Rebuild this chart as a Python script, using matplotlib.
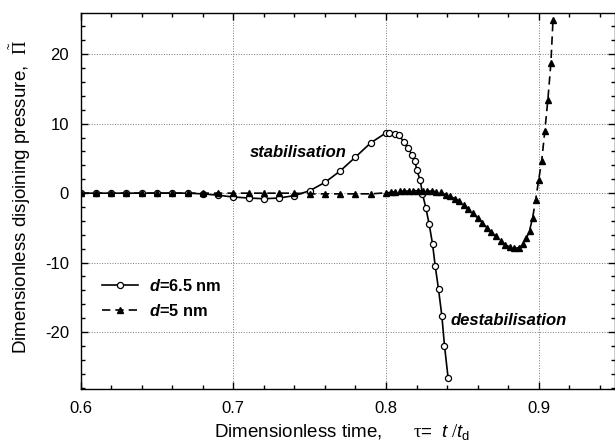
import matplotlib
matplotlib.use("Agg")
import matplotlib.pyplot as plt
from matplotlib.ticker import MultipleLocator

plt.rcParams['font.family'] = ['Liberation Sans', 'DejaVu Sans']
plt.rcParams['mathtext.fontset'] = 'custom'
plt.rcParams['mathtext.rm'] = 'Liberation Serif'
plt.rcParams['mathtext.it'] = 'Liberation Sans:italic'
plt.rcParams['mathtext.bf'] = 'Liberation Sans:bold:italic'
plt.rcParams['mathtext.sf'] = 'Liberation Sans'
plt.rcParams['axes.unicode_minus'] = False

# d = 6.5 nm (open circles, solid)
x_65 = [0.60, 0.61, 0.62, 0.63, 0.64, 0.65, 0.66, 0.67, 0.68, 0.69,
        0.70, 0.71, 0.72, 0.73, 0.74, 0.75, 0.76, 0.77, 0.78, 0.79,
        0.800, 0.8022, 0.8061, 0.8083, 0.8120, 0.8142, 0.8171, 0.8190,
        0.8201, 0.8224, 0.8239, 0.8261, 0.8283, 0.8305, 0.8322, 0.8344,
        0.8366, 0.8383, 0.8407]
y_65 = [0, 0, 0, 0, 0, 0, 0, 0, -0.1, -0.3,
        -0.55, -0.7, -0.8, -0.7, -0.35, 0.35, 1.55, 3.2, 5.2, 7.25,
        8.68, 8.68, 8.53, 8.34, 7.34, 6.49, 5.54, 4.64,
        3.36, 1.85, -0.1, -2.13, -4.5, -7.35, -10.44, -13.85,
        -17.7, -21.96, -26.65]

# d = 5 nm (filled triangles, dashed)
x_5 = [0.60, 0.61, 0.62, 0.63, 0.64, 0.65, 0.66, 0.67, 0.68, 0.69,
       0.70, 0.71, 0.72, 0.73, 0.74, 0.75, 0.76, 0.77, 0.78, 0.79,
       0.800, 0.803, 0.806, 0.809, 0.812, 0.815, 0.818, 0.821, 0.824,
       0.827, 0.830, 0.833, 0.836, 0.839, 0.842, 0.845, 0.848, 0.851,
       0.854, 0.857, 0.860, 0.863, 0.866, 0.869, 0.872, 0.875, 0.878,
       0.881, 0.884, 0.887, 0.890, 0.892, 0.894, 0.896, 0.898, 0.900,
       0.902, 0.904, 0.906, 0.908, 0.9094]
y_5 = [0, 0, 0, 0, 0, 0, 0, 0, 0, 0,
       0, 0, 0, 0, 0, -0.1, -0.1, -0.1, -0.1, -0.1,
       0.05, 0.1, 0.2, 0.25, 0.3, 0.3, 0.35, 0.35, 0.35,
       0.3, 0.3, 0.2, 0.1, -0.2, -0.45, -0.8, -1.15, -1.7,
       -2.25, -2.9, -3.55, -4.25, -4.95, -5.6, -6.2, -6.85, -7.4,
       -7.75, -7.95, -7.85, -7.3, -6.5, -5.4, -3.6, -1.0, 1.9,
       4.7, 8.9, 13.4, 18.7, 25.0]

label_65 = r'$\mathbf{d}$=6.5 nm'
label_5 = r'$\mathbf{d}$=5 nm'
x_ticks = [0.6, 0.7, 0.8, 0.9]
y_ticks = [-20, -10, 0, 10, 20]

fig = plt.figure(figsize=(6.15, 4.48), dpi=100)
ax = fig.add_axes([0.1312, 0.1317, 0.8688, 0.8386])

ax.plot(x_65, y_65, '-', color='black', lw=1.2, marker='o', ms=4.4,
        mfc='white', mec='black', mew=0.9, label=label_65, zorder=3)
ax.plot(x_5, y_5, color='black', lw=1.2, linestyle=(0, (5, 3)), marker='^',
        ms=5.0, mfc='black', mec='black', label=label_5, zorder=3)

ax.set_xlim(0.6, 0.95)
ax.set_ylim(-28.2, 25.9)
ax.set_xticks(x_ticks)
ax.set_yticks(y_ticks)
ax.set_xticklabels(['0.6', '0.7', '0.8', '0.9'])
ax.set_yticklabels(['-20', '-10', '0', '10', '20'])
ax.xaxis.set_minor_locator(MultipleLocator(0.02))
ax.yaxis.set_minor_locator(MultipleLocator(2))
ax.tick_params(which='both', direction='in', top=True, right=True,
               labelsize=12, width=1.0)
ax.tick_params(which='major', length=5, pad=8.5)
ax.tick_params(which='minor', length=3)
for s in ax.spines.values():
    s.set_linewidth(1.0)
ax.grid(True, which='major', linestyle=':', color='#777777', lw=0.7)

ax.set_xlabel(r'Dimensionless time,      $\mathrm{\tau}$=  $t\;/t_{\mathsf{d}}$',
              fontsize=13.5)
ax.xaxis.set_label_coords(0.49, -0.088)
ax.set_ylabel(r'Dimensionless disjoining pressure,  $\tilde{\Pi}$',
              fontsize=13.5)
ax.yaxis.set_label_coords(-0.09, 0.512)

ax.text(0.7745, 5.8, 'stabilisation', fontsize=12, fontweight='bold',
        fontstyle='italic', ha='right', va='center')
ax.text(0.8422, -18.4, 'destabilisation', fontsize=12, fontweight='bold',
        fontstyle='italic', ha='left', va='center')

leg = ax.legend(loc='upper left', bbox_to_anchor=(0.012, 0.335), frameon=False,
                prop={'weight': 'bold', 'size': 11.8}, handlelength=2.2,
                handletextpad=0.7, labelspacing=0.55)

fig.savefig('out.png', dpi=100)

.....

> _Work instructions_
Quote, exactly and only, the lines from the first line of the data above through the line containing "-17.7, -21.96, -26.65]". The pictures do not belong in it.

> _Task response_
Rebuild this chart as a Python script, using matplotlib.
import matplotlib
matplotlib.use("Agg")
import matplotlib.pyplot as plt
from matplotlib.ticker import MultipleLocator

plt.rcParams['font.family'] = ['Liberation Sans', 'DejaVu Sans']
plt.rcParams['mathtext.fontset'] = 'custom'
plt.rcParams['mathtext.rm'] = 'Liberation Serif'
plt.rcParams['mathtext.it'] = 'Liberation Sans:italic'
plt.rcParams['mathtext.bf'] = 'Liberation Sans:bold:italic'
plt.rcParams['mathtext.sf'] = 'Liberation Sans'
plt.rcParams['axes.unicode_minus'] = False

# d = 6.5 nm (open circles, solid)
x_65 = [0.60, 0.61, 0.62, 0.63, 0.64, 0.65, 0.66, 0.67, 0.68, 0.69,
        0.70, 0.71, 0.72, 0.73, 0.74, 0.75, 0.76, 0.77, 0.78, 0.79,
        0.800, 0.8022, 0.8061, 0.8083, 0.8120, 0.8142, 0.8171, 0.8190,
        0.8201, 0.8224, 0.8239, 0.8261, 0.8283, 0.8305, 0.8322, 0.8344,
        0.8366, 0.8383, 0.8407]
y_65 = [0, 0, 0, 0, 0, 0, 0, 0, -0.1, -0.3,
        -0.55, -0.7, -0.8, -0.7, -0.35, 0.35, 1.55, 3.2, 5.2, 7.25,
        8.68, 8.68, 8.53, 8.34, 7.34, 6.49, 5.54, 4.64,
        3.36, 1.85, -0.1, -2.13, -4.5, -7.35, -10.44, -13.85,
        -17.7, -21.96, -26.65]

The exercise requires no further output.